Photo courtesy of Alaska Office of Veterans Affairs

The Alaska Department of Military and Veterans’ Affairs Office of Veterans Affairs (OVA) has won a national award for their Alaska Veterans Information Software (VIS) system.  The VIS system is a more accurate means of locating, accounting for, and reaching out to Alaska veterans. 

 

“There are more than 73,000 veterans in Alaska, with an additional 161,000 dependents,” OVA Director Verdie A. Bowen, Sr. said.  “The better we can track their needs, requests, and assistance, the better we can deliver the benefits our veterans earned and help them and their families.  Those benefits are not only important to those individuals, but constitute a huge economic boost to the entire state.”

 

David J. Shulkin,  Secretary of the U.S. Department of Veterans Affairs (DVA), presented Bowen with the Abraham Lincoln Pillars of Excellence Award at a Washington, DC ceremony February 27th.  Lincoln Awards recognize superior delivery of services, increased access to VA benefits and services, elimination of claims backlogs, addressing veteran homelessness, and innovative state programs.  Alaska’s award was in the latter category.

 

Governor Bill Walker joined Secretary Shulkin in praising the work of Alaska’s OVA.  “Alaskans created this innovative database for 90% less than the program upon which it was modeled,” Walker said,  “and they paid for the work with federal money from the DVA Office of Rural Health.  This is exactly the kind of nimble thinking the Walker/Mallott Administration likes to recognize in our state agencies.  Congratulations to Director Bowen and his team.”  

 

Alaska modeled its VIS program on a system used by Utah’s Division of Veterans Affairs.  Utah paid over $3.5M for their application; the total cost of Alaska’s program was just $100,000.00. 

 

Knowing this cost could not be covered in the midst of a fiscal crisis, OVA explored other ways to deliver the same program.  Once they completed development this year, the Office had created a much better for far under the original cost.

 

“There are now several states using this program model at the reduced price,” Bowen said, “and we have already started our next initiative – to add Alaska’s incarcerated veterans in a separate module.
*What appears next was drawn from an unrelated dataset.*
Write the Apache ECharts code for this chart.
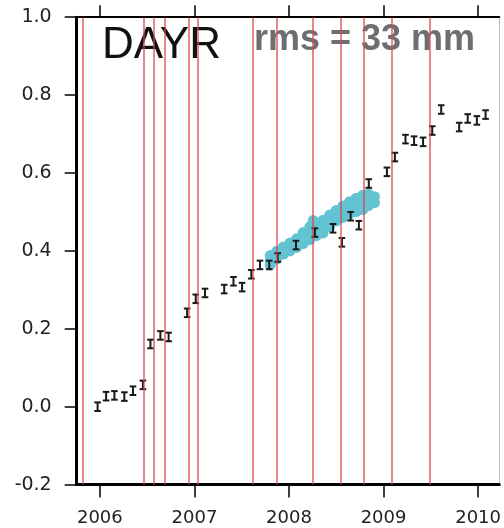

If we can identify and develop VA benefits packages before these veterans rejoin their communities, we can increase their chances of maintaining new lives as productive citizens instead of re-offending and going back into the corrections system.  That would be a plus for all Alaskans.”

 

Funding for this effort is from an Alaska Mental Health Trust Authority grant.  OVA expects the new module to be up and running later this year.

 

Secretary Shulkin awarded the honor to Alaska at the annual conference of the National Association of State Directors of Veterans Affairs (NASDVA).  He also recognized Virginia, Washington, Alabama, and North Dakota.  Bowen serves as NASDVA Senior Vice President.